Nurse, Your Honor. I’ll not conceal it, my hand shakes yet as with a wound! I pray you, sir, this argument let lawyers present to you.

Danforth: Mr. Hale, believe me; for a man of such terrible learning you are most bewildered - I hope you will forgive me. I have been thirty-two year at the bar, sir, and I should be con-founded were I called upon to defend these people. Let you consider, now - To Proctor and the others: And I bid you all do likewise. In an ordinary crime, how does one defend the accused? One calls up witnesses to prove his innocence. But witchcraft is ipso facto, on its face and by its nature, an invisible crime, is it not? Therefore, who may possibly be witness to it? The witch and the victim. None other. Now we cannot hope the witch will accuse herself; granted? Therefore, we must rely upon her victims - and they do testify, the children certainly do testify. As for the witches, none will deny that we are most eager for all their confessions. Therefore, what is left for a lawyer to bring out? I think I have made my point. Have I not?

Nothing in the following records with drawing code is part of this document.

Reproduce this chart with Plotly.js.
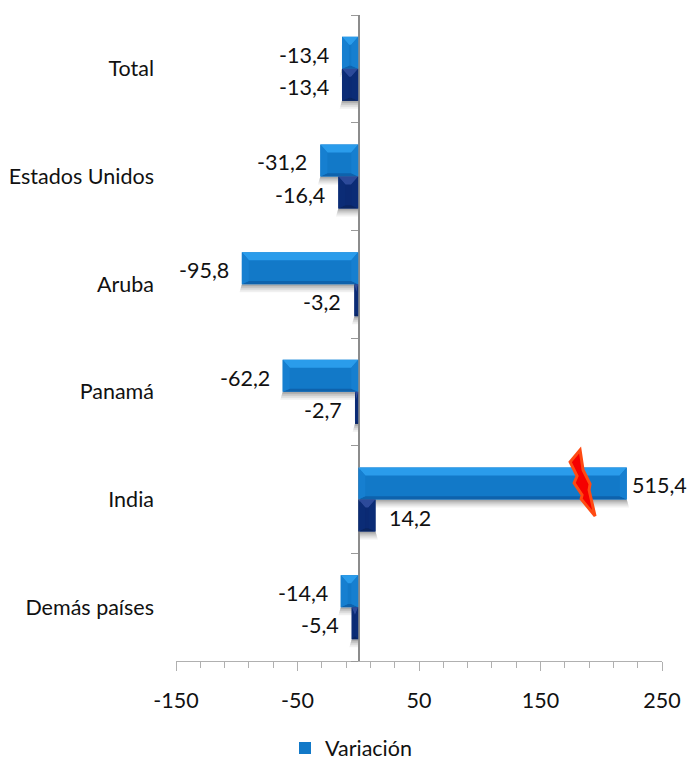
<!DOCTYPE html>
<html><head><meta charset="utf-8">
<script src="https://cdn.plot.ly/plotly-3.0.1.min.js"></script>
<style>html,body{margin:0;padding:0;background:#fff}</style></head>
<body><div id="c" style="width:688px;height:759px"></div>
<script>
const categories = ["Total","Estados Unidos","Aruba","Panamá","India","Demás países"];
const variacion = [-13.4,-31.2,-95.8,-62.2,515.4,-14.4];
const variacionDrawn = [-13.4,-31.2,-95.8,-62.2,221,-14.4]; // India's bar is cut short in the source
const participacion = [-13.4,-16.4,-3.2,-2.7,14.2,-5.4];
const xTicks = [-150,-50,50,150,250];
const FONT = 'Lato,"Open Sans",sans-serif';
const FS = 21.5;
const L = 175.5, T = 15, W = 486.5, H = 646;
const ys = categories.map((_,i)=>i);
const BW = 0.2975;
const pxX = 400/W, pxY = 6/H;
const shapes = [];
function poly(pts,fill,layer,op){
  shapes.push({type:'path',xref:'x',yref:'y',layer:layer||'above',opacity:op==null?1:op,
    fillcolor:fill,line:{width:0},
    path:'M'+pts.map(p=>p[0]+','+p[1]).join('L')+'Z'});
}
function bar(v,yc,c){
  const t=yc-BW/2,b=yc+BW/2,s=v<0?-1:1;
  const dx=s*Math.min(7*pxX,Math.abs(v)/2), dy=8*pxY;
  // drop shadow, soft steps
  [[8,.06],[6,.08],[4,.1],[2,.14]].forEach(q=>{
    poly([[0,b],[v,b],[v+s*q[0]*.3*pxX,b+q[0]*pxY],[0,b+q[0]*pxY]],'#000','below',q[1]);
  });
  // bevels
  poly([[0,t],[v,t],[v-dx,t+dy],[dx,t+dy]],c.top);
  poly([[0,b],[v,b],[v-dx,b-dy*0.4],[dx,b-dy*0.4]],c.bot);
  poly([[v,t],[v,b],[v-dx,b-dy*0.4],[v-dx,t+dy]],c.end);
  poly([[0,t],[0,b],[dx,b-dy*0.4],[dx,t+dy]],c.end);
}
const cA={top:'#2A9CEB',bot:'#0E62AC',end:'#167FD0',fill:'#1279C8'};
const cB={top:'#2C4A9A',bot:'#0A2560',end:'#0B2C76',fill:'#0B2A73'};
ys.forEach(i=>{
  bar(variacionDrawn[i],i-BW/2,cA);
  bar(participacion[i],i+BW/2,cB);
});
// lightning-bolt break mark on the cut bar
const boltPx=[[580,450],[570,462],[577,476],[574,483],[582,495],[581,499],[595,516],[589,490],[590,484],[583,470]];
shapes.push({type:'path',xref:'paper',yref:'paper',fillcolor:'#F50000',line:{color:'#FF4A12',width:3},
  path:'M'+boltPx.map(p=>((p[0]-L)/W)+','+(1-(p[1]-T)/H)).join('L')+'Z'});

const fmt=v=>String(v).replace('.',',');
const annotations=[];
ys.forEach(i=>{
  [[variacionDrawn[i],variacion[i],i-BW/2],[participacion[i],participacion[i],i+BW/2]].forEach(a=>{
    annotations.push({x:a[0],y:a[2],xref:'x',yref:'y',text:fmt(a[1]),showarrow:false,
      xanchor:a[0]<0?'right':'left',xshift:a[0]<0?-11:(a[0]>100?3:11),yshift:-2,
      font:{family:FONT,size:FS,color:'#111'}});
  });
});
const data=[
 {type:'bar',orientation:'h',name:'Variación',y:ys,x:variacionDrawn,
  marker:{color:cA.fill,line:{width:0}}},
 {type:'bar',orientation:'h',name:'Participación',y:ys,x:participacion,showlegend:false,
  marker:{color:cB.fill,line:{width:0}}},
 {type:'scatter',mode:'markers',x:[null],y:[null],yaxis:'y2',showlegend:false,hoverinfo:'skip'}
];
const layout={
 width:688,height:759,paper_bgcolor:'#fff',plot_bgcolor:'#fff',
 margin:{l:L,r:688-L-W,t:T,b:759-T-H,pad:0},
 barmode:'group',bargap:0.405,bargroupgap:0,
 font:{family:FONT,size:FS,color:'#111'},
 xaxis:{range:[-150,250],tickmode:'array',tickvals:xTicks,ticktext:xTicks.map(String),
   ticks:'outside',ticklen:9,tickcolor:'#B0B0B0',tickwidth:1,showgrid:false,zeroline:false,
   showline:true,linecolor:'#B0B0B0',linewidth:1,ticklabelstandoff:11,
   tickfont:{family:FONT,size:FS,color:'#111'},
   minor:{tickmode:'array',tickvals:[-130,-110,-90,-70,-30,-10,10,30,70,90,110,130,170,190,210,230],ticks:'outside',ticklen:6,tickcolor:'#B0B0B0',tickwidth:1,showgrid:false}},
 yaxis:{range:[5.5,-0.5],tickmode:'array',tickvals:ys,ticktext:categories,ticks:'',showline:false,
   showgrid:false,zeroline:false,ticklabelstandoff:21,tickfont:{family:FONT,size:FS,color:'#111'}},
 yaxis2:{overlaying:'y',anchor:'free',side:'left',position:150/400,range:[5.5,-0.5],tickmode:'array',
   tickvals:[-0.5,0.5,1.5,2.5,3.5,4.5,5.5],ticktext:['','','','','','',''],ticks:'outside',ticklen:7,tickcolor:'#999',
   showline:true,linecolor:'#8C8C8C',linewidth:1.5,showgrid:false,zeroline:false},
 showlegend:true,
 legend:{xref:'container',yref:'container',x:285/688,xanchor:'left',y:1-748/759,yanchor:'middle',orientation:'h',font:{family:FONT,size:FS,color:'#111'},bgcolor:'rgba(0,0,0,0)'},
 shapes,annotations
};
Plotly.newPlot('c',data,layout,{displayModeBar:false,staticPlot:true});
</script></body></html>
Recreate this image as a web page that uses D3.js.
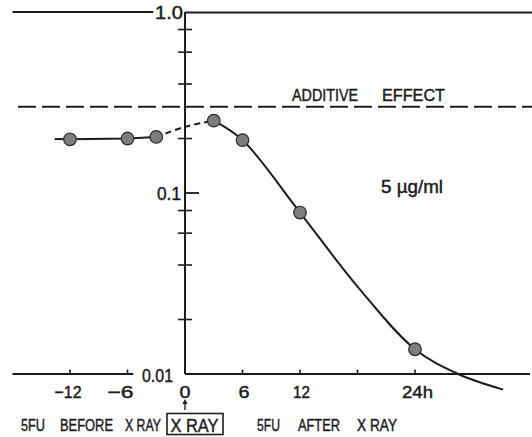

Hale: But this child claims the girls are not truthful, and if they are not -

Danforth: That is precisely what I am about to consider, sir. What more may you ask of me? Unless you doubt my probity?

Hale, defeated: I surely do not, sir. Let you consider it, then.

Explain Danforth's argument in your own words.  Do you think it is valid?  If not, how would you convince Danforth otherwise?

Wednesday, March 13, 2013

Wheels within wheels...Act I

What does Mrs. Putnam mean when she says, "You think it God's work you should never lose a child, nor grandchild either, and I bury all but one?  There are wheels within wheels in this village, and fires within fires!" (lines 569-572).